Yom Kippur
Yom Kippur begins tomorrow night and I'm actually quite excited about it. As a child I never would have thought that possible, but it really is one of the most important days of the whole year, but this year I think it will be extra special.
Here's why...
As you probably know, Yom Kippur is known as the "Day Of Atonement" shortly after the Jewish new year begins. It's a day for self-reflection, asking forgiveness and of massive prayer to G-d.
It's also a day for fasting from sundown until an hour after sundown the next day -- no food, no water. It's meant to help us come out of our physical selves and just relate to G-d on a spiritual level.
My midwife gave me the ok to fast even though I've only 2 months (almost exactly) until my due date. She described to me what it feels like to have a contraction and said that if I experience contractions I should lie down. If they continue, then I should consider breaking the fast either according to Jewish law (an ounce of liquid every 5-9 minutes, I think) or just outright break the fast (pregnant and nursing women of course can if they must). She is also Jewish but said she'll answer the phone if I call in an emergency.
I'd really like to keep the fast, and some people say that if you have the choice between going to shul and fasting, you should fast. I also don't want to be in a position where I'm at shul, need to go rest, and then have to climb the 4 flights to my apartment. (I'm not willing to use the elevator on a holiday except in an emergency, and I don't have the desire to set myself up for the possibility of an emergency.)
So I'm doing Yom Kippur in a completely different way than I ever have before and probably different than I will be able to ever again. I set up a schedule for myself of the regular Yom Kippur prayers alternating with specific meditations that I've chosen for the day. Instead of sitting and standing in shul and being led into the prayers, I'm going to lead myself alone and without conversation with anyone else.
I checked in with my meditation teacher back home to see if she had any suggestions. What I interepreted from what she said is that I should not work too hard and dealing with specific thoughts, but should open myself up to whatever comes from my efforts. I also checked in with my rabbi to see if I was covering all the right ground with the prayers I should and should not say alone. He said he's a little envious of what I'm doing.

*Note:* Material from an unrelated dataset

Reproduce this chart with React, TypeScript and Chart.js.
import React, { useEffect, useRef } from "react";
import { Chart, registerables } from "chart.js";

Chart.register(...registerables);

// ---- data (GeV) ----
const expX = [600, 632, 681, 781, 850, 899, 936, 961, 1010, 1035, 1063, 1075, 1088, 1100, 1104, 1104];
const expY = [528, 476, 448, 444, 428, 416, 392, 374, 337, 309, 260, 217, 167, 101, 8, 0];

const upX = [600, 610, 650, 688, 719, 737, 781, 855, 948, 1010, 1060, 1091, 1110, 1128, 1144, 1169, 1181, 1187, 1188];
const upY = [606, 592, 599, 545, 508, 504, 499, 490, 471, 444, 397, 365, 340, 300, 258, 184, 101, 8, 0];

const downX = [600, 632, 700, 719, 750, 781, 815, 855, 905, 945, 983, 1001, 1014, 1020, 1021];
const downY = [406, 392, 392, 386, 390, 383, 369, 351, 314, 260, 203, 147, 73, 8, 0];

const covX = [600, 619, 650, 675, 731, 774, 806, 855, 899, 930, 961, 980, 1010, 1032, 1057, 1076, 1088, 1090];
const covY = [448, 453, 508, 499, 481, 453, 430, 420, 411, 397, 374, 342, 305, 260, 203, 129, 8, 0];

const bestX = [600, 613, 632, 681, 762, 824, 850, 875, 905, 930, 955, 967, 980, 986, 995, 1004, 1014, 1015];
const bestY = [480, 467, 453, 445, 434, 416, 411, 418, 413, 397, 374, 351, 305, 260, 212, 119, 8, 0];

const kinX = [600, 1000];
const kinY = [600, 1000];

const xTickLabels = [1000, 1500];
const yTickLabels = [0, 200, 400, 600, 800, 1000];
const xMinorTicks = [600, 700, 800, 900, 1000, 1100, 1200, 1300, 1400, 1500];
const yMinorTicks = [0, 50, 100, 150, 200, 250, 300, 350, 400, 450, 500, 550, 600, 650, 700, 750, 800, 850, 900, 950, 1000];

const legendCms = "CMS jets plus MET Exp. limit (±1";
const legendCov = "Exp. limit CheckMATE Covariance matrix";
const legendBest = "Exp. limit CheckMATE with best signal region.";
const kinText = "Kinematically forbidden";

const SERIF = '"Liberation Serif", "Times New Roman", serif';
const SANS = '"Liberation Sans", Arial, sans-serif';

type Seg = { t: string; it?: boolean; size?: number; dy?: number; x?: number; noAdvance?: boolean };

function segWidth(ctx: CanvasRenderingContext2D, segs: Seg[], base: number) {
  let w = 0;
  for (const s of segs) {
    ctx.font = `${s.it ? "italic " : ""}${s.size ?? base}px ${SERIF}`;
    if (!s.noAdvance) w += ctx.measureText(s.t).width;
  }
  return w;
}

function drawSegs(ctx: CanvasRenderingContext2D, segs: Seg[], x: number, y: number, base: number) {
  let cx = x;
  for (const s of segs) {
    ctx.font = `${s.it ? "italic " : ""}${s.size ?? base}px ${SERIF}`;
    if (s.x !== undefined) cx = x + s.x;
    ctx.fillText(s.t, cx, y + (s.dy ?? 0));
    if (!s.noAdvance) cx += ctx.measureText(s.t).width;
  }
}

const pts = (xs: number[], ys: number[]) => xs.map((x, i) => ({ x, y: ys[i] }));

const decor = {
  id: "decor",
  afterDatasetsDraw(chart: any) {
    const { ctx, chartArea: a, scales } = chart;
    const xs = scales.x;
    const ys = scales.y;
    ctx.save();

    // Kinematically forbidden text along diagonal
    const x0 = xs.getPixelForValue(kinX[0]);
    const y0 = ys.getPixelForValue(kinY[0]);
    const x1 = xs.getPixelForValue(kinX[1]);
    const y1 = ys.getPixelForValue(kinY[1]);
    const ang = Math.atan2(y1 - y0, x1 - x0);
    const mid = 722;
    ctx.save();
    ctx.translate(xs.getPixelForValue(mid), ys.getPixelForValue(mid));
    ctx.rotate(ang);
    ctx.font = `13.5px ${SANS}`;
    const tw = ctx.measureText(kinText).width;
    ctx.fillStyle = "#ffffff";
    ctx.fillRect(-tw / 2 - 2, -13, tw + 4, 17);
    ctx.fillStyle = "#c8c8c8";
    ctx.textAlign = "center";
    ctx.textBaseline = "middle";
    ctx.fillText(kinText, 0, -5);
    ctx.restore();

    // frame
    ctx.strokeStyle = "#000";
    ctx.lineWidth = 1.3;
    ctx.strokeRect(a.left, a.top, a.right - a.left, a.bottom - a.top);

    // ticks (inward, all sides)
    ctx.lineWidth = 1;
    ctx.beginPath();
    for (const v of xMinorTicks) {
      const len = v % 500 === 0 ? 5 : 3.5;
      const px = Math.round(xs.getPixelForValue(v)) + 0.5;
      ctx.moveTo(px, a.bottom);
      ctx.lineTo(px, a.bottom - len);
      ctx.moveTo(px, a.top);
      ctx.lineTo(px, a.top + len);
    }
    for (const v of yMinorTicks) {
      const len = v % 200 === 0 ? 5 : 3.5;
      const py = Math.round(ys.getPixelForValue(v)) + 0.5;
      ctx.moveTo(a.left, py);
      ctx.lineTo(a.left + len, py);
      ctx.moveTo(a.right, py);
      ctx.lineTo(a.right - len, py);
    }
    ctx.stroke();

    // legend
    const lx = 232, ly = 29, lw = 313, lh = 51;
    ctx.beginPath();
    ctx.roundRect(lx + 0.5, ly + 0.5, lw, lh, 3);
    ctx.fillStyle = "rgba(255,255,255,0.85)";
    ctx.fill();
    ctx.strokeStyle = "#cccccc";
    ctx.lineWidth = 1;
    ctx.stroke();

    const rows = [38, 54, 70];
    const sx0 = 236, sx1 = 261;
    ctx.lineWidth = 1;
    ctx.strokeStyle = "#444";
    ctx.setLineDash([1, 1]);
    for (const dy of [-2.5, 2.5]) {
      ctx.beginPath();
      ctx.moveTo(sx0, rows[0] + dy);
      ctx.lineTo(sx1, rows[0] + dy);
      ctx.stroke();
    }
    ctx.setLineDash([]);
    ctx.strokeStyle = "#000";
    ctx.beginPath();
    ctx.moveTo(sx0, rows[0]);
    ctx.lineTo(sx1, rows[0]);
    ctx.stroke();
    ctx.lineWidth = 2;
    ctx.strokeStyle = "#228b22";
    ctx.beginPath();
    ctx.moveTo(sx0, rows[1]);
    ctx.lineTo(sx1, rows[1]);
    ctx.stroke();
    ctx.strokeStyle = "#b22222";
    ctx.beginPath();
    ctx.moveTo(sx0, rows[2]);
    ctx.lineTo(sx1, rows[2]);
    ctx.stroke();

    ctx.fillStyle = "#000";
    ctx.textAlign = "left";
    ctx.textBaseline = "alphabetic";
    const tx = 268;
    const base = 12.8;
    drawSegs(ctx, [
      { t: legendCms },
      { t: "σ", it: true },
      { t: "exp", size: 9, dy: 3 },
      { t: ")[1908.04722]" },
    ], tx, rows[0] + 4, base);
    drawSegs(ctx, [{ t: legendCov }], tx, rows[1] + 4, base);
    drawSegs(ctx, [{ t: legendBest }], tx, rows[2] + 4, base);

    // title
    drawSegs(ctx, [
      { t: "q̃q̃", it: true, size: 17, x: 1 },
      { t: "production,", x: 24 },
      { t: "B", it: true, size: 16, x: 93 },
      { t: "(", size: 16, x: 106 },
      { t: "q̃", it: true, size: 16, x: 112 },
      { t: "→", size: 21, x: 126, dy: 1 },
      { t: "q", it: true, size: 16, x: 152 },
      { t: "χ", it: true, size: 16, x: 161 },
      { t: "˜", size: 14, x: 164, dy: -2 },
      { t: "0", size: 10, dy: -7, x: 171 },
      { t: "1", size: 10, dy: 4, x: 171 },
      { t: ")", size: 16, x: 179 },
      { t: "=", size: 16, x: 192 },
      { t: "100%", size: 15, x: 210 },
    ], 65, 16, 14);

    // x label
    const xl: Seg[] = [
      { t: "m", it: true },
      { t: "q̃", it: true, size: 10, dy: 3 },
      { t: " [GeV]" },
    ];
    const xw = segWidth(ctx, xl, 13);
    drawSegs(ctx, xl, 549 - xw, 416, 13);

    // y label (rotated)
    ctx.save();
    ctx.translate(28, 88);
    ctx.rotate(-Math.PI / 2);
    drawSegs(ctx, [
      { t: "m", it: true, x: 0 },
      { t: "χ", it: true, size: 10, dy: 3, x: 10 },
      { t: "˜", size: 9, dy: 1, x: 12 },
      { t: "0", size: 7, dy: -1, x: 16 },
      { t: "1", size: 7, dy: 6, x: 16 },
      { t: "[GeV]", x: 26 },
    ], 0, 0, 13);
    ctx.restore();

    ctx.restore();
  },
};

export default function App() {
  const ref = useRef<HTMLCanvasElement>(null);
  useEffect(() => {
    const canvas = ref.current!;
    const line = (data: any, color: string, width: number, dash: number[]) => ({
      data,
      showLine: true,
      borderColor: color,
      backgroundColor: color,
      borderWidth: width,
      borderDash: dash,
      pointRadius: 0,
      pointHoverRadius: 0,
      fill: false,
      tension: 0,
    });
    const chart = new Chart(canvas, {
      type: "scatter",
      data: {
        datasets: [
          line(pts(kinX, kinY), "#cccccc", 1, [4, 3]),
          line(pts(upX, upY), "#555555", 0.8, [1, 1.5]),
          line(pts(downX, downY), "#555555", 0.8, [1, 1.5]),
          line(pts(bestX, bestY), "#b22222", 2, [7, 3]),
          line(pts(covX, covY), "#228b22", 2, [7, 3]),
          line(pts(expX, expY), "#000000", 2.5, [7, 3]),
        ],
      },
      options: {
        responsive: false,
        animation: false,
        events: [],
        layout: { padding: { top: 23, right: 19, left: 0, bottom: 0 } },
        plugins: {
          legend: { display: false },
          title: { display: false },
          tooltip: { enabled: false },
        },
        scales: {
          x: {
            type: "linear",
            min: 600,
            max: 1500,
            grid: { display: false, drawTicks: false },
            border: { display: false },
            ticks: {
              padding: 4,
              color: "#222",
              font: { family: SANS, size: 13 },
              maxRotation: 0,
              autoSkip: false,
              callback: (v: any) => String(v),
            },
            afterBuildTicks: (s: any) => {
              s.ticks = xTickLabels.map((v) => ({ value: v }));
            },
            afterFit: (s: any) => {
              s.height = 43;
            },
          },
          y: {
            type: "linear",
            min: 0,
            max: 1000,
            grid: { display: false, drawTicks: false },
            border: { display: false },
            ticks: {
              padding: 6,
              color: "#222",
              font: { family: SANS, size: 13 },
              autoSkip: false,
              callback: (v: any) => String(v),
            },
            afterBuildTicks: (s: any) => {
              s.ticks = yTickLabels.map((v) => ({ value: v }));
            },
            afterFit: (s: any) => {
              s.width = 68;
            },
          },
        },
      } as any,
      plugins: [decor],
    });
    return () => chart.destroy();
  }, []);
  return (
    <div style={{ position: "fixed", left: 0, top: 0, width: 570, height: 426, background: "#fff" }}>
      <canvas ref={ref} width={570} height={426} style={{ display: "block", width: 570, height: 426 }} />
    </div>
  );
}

Why haven't I done this before? Because it IS a communal holiday, and one of my biggest struggles in life is in being more accepting of my community.
Why is it unlikely I'll do this again? Because even if I'm home again next year, I'll be busy - please G-d - caring for someone else.
One final thought. I plan to come out again for neilah, the final climax of the holiday, essentially because I can go downstairs to go to it and by the time I need to go upstairs again the holiday will be over, I can eat and take the elevator. But also because it's such a powerful part of the day. I'm a little anxious about going from silent time alone into that environment of so many people who surely wouldn't understand what I'm doing with all this meditation, and I won't do it if it feels too strange. But I realize U. will be coming home to rest at some point in the afternoon during the break. We've already agreed that he won't talk to me unless I initiate, but I realize that if I'm going to go from solitude and silence into community again, it would be good to have that one step of transition in between of just speaking to my husband.